BARKSDALE AIR FORCE BASE, La. -- The first B-52H Stratofortress departed Barksdale Air Force Base, La., July 16 en route to the depot at Tinker AFB, Okla., for the Combat Network Communications Technology, or CONECT, upgrade. The CONECT upgrade will allow B-52 crews to receive and send real-time digital information such as updated intelligence, mapping or targeting information while the aircraft is in flight. "The CONECT modification will replace the evolutionary data link, and become a permanent part of the aircraft," said Chief Master Sgt. Jeffrey Buxton, the 2nd Maintenance Group superintendent. "CONECT gives us the digital infrastructure that will be instrumental in future modifications to the B-52 aircraft." The CONECT upgrades include software and hardware such as new servers, modems, radios, data-links, receivers and digital workstations for the crew and will change the current appearance of the B-52 avionics system. "It's going to look considerably different," Buxton said. "There will be six new monitors in the aircraft which will give us increased functionality. We'll be able to tie in more systems to those monitors."
The new displays will exhibit a multifunction, colored moving map at each crew position. This ensures all data is available to each crew member at all times.

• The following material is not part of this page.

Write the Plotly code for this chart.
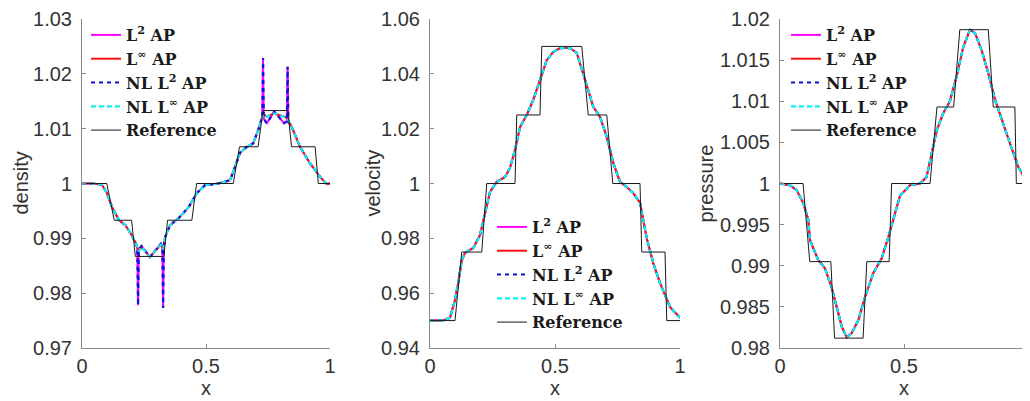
import plotly.graph_objects as go

# ---------------- DATA ----------------
dens_x = [0, 0.04, 0.08, 0.10, 0.121, 0.149, 0.175, 0.20, 0.218, 0.223, 0.226, 0.229,
          0.24, 0.274, 0.318, 0.324, 0.327, 0.330, 0.335, 0.355, 0.39, 0.43, 0.464,
          0.496, 0.55, 0.597, 0.617, 0.637, 0.665, 0.69, 0.71, 0.724, 0.727, 0.730,
          0.733, 0.745, 0.775, 0.815, 0.826, 0.829, 0.832, 0.846, 0.879, 0.919, 0.96,
          0.987, 1.0]
dens_linf = [1.0, 1.0, 0.9998, 0.9983, 0.9957, 0.9933, 0.9924, 0.9906, 0.9890, 0.9882,
             0.9878, 0.9876, 0.9884, 0.9866, 0.9888, 0.9884, 0.9880, 0.9885, 0.9902,
             0.9924, 0.9937, 0.9957, 0.9983, 0.9997, 1.0, 1.0006, 1.0030, 1.0056,
             1.0067, 1.0073, 1.0097, 1.0118, 1.0122, 1.0125, 1.0126, 1.0122, 1.0128,
             1.0122, 1.0120, 1.0118, 1.0115, 1.0103, 1.0067, 1.0037, 1.0012, 0.9999, 1.0]
dens_l2 = [1.0, 1.0, 0.9998, 0.9983, 0.9957, 0.9933, 0.9924, 0.9906, 0.9890, 0.9882,
           0.9778, 0.9880, 0.9886, 0.9866, 0.9890, 0.9884, 0.9773, 0.9885, 0.9902,
           0.9924, 0.9937, 0.9957, 0.9983, 0.9997, 1.0, 1.0006, 1.0030, 1.0056,
           1.0067, 1.0073, 1.0097, 1.0118, 1.0122, 1.0229, 1.0118, 1.0110, 1.0131,
           1.0110, 1.0113, 1.0213, 1.0112, 1.0103, 1.0067, 1.0037, 1.0012, 0.9999, 1.0]
dens_ref_x = [0, 0.10, 0.13, 0.20, 0.215, 0.33, 0.345, 0.443, 0.462, 0.61, 0.635,
              0.71, 0.73, 0.83, 0.845, 0.94, 0.953, 1.0]
dens_ref = [1.0, 1.0, 0.9933, 0.9933, 0.9867, 0.9867, 0.9933, 0.9933, 1.0, 1.0,
            1.0067, 1.0067, 1.0133, 1.0133, 1.0067, 1.0067, 1.0, 1.0]

vel_x = [0, 0.05, 0.08, 0.10, 0.113, 0.127, 0.14, 0.173, 0.20, 0.22, 0.24, 0.267,
         0.30, 0.32, 0.34, 0.36, 0.387, 0.413, 0.44, 0.467, 0.493, 0.52, 0.56, 0.587,
         0.613, 0.633, 0.653, 0.68, 0.707, 0.733, 0.76, 0.787, 0.813, 0.84, 0.867,
         0.893, 0.92, 0.96, 1.0]
vel_num = [0.950, 0.950, 0.951, 0.9575, 0.9637, 0.972, 0.9747, 0.9765, 0.9812, 0.9885,
           0.9969, 1.0006, 1.0024, 1.0057, 1.0122, 1.0206, 1.025, 1.0305, 1.0378,
           1.045, 1.048, 1.0494, 1.0494, 1.0476, 1.040, 1.034, 1.028, 1.0243, 1.017,
           1.0075, 1.0006, 0.9987, 0.9965, 0.993, 0.980, 0.971, 0.9637, 0.955, 0.951]
vel_ref_x = [0, 0.10, 0.127, 0.207, 0.227, 0.34, 0.347, 0.44, 0.447, 0.607, 0.633,
             0.707, 0.731, 0.84, 0.847, 0.94, 0.947, 1.0]
vel_ref = [0.95, 0.95, 0.975, 0.975, 1.0, 1.0, 1.025, 1.025, 1.05, 1.05, 1.025, 1.025,
           1.0, 1.0, 0.975, 0.975, 0.95, 0.95]

pres_x = [0, 0.04, 0.067, 0.094, 0.114, 0.121, 0.154, 0.181, 0.208, 0.228, 0.249,
          0.269, 0.289, 0.316, 0.343, 0.376, 0.41, 0.437, 0.464, 0.484, 0.524, 0.565,
          0.591, 0.612, 0.632, 0.659, 0.685, 0.712, 0.739, 0.766, 0.786, 0.813, 0.84,
          0.867, 0.894, 0.927, 0.961, 0.995, 1.0]
pres_num = [1.0, 0.9998, 0.9992, 0.9976, 0.9956, 0.9931, 0.9907, 0.9897, 0.9874, 0.985,
            0.9826, 0.9813, 0.9818, 0.9834, 0.9862, 0.9891, 0.9909, 0.9935, 0.9964,
            0.9985, 0.9998, 1.0, 1.0008, 1.0037, 1.0065, 1.0086, 1.0100, 1.0130,
            1.0166, 1.0187, 1.0183, 1.0162, 1.0134, 1.0102, 1.0077, 1.0049, 1.0020,
            1.0002, 1.0]
pres_ref_x = [0, 0.093, 0.12, 0.205, 0.22, 0.335, 0.35, 0.44, 0.45, 0.605, 0.633,
              0.70, 0.725, 0.84, 0.86, 0.947, 0.953, 1.0]
pres_ref = [1.0, 1.0, 0.9905, 0.9905, 0.9812, 0.9812, 0.9905, 0.9905, 1.0, 1.0,
            1.0093, 1.0093, 1.0187, 1.0187, 1.0093, 1.0093, 1.0, 1.0]

x_ticks = [0, 0.5, 1]
x_ticktext = ["0", "0.5", "1"]
dens_ticks = [0.97, 0.98, 0.99, 1.0, 1.01, 1.02, 1.03]
dens_ticktext = ["0.97", "0.98", "0.99", "1", "1.01", "1.02", "1.03"]
vel_ticks = [0.94, 0.96, 0.98, 1.0, 1.02, 1.04, 1.06]
vel_ticktext = ["0.94", "0.96", "0.98", "1", "1.02", "1.04", "1.06"]
pres_ticks = [0.98, 0.985, 0.99, 0.995, 1.0, 1.005, 1.01, 1.015, 1.02]
pres_ticktext = ["0.98", "0.985", "0.99", "0.995", "1", "1.005", "1.01", "1.015", "1.02"]

names = ["L<sup>2</sup> AP", "L<sup>∞</sup> AP", "NL L<sup>2</sup> AP",
         "NL L<sup>∞</sup> AP", "Reference"]

# ---------------- STYLE ----------------
styles = [
    dict(color="#ff00ff", width=2, dash="solid"),
    dict(color="#ff1010", width=2, dash="solid"),
    dict(color="#1010e0", width=2.2, dash="4px,4px"),
    dict(color="#10f0f0", width=2.2, dash="5px,3px"),
    dict(color="#1a1a1a", width=1, dash="solid"),
]

# positions below are page pixels (target picture coordinates)
panels = [
    dict(x=dens_x, sols=[dens_l2, dens_linf, dens_l2, dens_linf], rx=dens_ref_x, ry=dens_ref,
         rng=[0.97, 1.03], ticks=dens_ticks, ticktext=dens_ticktext, label="density",
         dom=[82, 330], lab_x=20, leg=(86, 18)),
    dict(x=vel_x, sols=[vel_num] * 4, rx=vel_ref_x, ry=vel_ref,
         rng=[0.94, 1.06], ticks=vel_ticks, ticktext=vel_ticktext, label="velocity",
         dom=[430, 680], lab_x=372, leg=(492, 210)),
    dict(x=pres_x, sols=[pres_num] * 4, rx=pres_ref_x, ry=pres_ref,
         rng=[0.98, 1.02], ticks=pres_ticks, ticktext=pres_ticktext, label="pressure",
         dom=[780, 1028], lab_x=705, leg=(786, 18)),
]

OFF = 8  # default body margin of the page
W, H = 1030 - OFF, 401 - OFF
y_top, y_bot = 19, 348


def px(x):
    return (x - OFF) / W


def py(y):
    return (H - (y - OFF)) / H


fig = go.Figure()
annotations = []
layout = {}
label_font = dict(family="Liberation Sans, Arial", size=20, color="#333333")

for i, p in enumerate(panels):
    k = "" if i == 0 else str(i + 1)
    leg = "legend" + k
    ys = p["sols"] + [p["ry"]]
    xs = [p["x"]] * 4 + [p["rx"]]
    for j in range(5):
        fig.add_trace(go.Scatter(
            x=xs[j], y=ys[j], mode="lines", name=names[j],
            line=styles[j], xaxis="x" + k, yaxis="y" + k, legend=leg,
        ))

    axis_common = dict(
        showline=True, linecolor="#8a8a8a", linewidth=1, mirror=False, automargin=False,
        ticks="inside", ticklen=4, tickcolor="#8a8a8a", showgrid=False, zeroline=False,
        tickfont=dict(family="Liberation Sans, Arial", size=20, color="#333333"),
        ticklabeloverflow="allow",
    )
    layout["xaxis" + k] = dict(
        axis_common, domain=[px(p["dom"][0]), px(p["dom"][1])], range=[0, 1],
        tickvals=x_ticks, ticktext=x_ticktext, anchor="y" + k,
    )
    layout["yaxis" + k] = dict(
        axis_common, domain=[py(y_bot), py(y_top)], range=p["rng"],
        tickvals=p["ticks"], ticktext=p["ticktext"], anchor="x" + k,
        ticklabelstandoff=5,
    )
    layout[leg] = dict(
        x=px(p["leg"][0]), y=py(p["leg"][1]), xanchor="left", yanchor="top",
        bgcolor="rgba(0,0,0,0)", borderwidth=0,
        font=dict(family="DejaVu Serif", size=16, color="#1a1a1a", weight="bold"),
        itemwidth=30, tracegroupgap=0,
    )
    annotations.append(dict(
        x=px(p["lab_x"]), y=py((y_top + y_bot) / 2), xref="paper", yref="paper",
        xanchor="center", yanchor="middle",
        text=p["label"], textangle=-90, showarrow=False, font=label_font,
    ))
    annotations.append(dict(
        x=px((p["dom"][0] + p["dom"][1]) / 2), y=py(388), xref="paper", yref="paper",
        xanchor="center", yanchor="middle",
        text="x", showarrow=False, font=label_font,
    ))

fig.update_layout(
    width=W, height=H,
    margin=dict(l=0, r=0, t=0, b=0, autoexpand=False),
    paper_bgcolor="white", plot_bgcolor="white",
    annotations=annotations,
    **layout,
)

fig.write_html("out.html")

"While we are traversing the world to get from point A to point B, we are actually receiving information regarding the battlefield in a real-time, immediate situation," said Maj. Maxwell Dipietro, the 20th Bomb Squadron director of operations. "We will arrive to the battlefield with all the information we need to prosecute targets." A lot of effort went into the development of the new system and making sure that once newly installed in an aircraft, getting familiar with it would not be a lengthy process or a detriment to the mission. "The great thing about this equipment is that a lot of it is based on the foundation of the equipment we currently have in the evolutionary data link," Dipietro said. "So a lot of the training will be similar." This means that minimal training will be required to bring aircrews up to speed on the new equipment. "There will be some indoctrination to the new equipment, but basically, our guys won't skip a beat as far as incorporating this and utilizing this equipment," Dipietro said.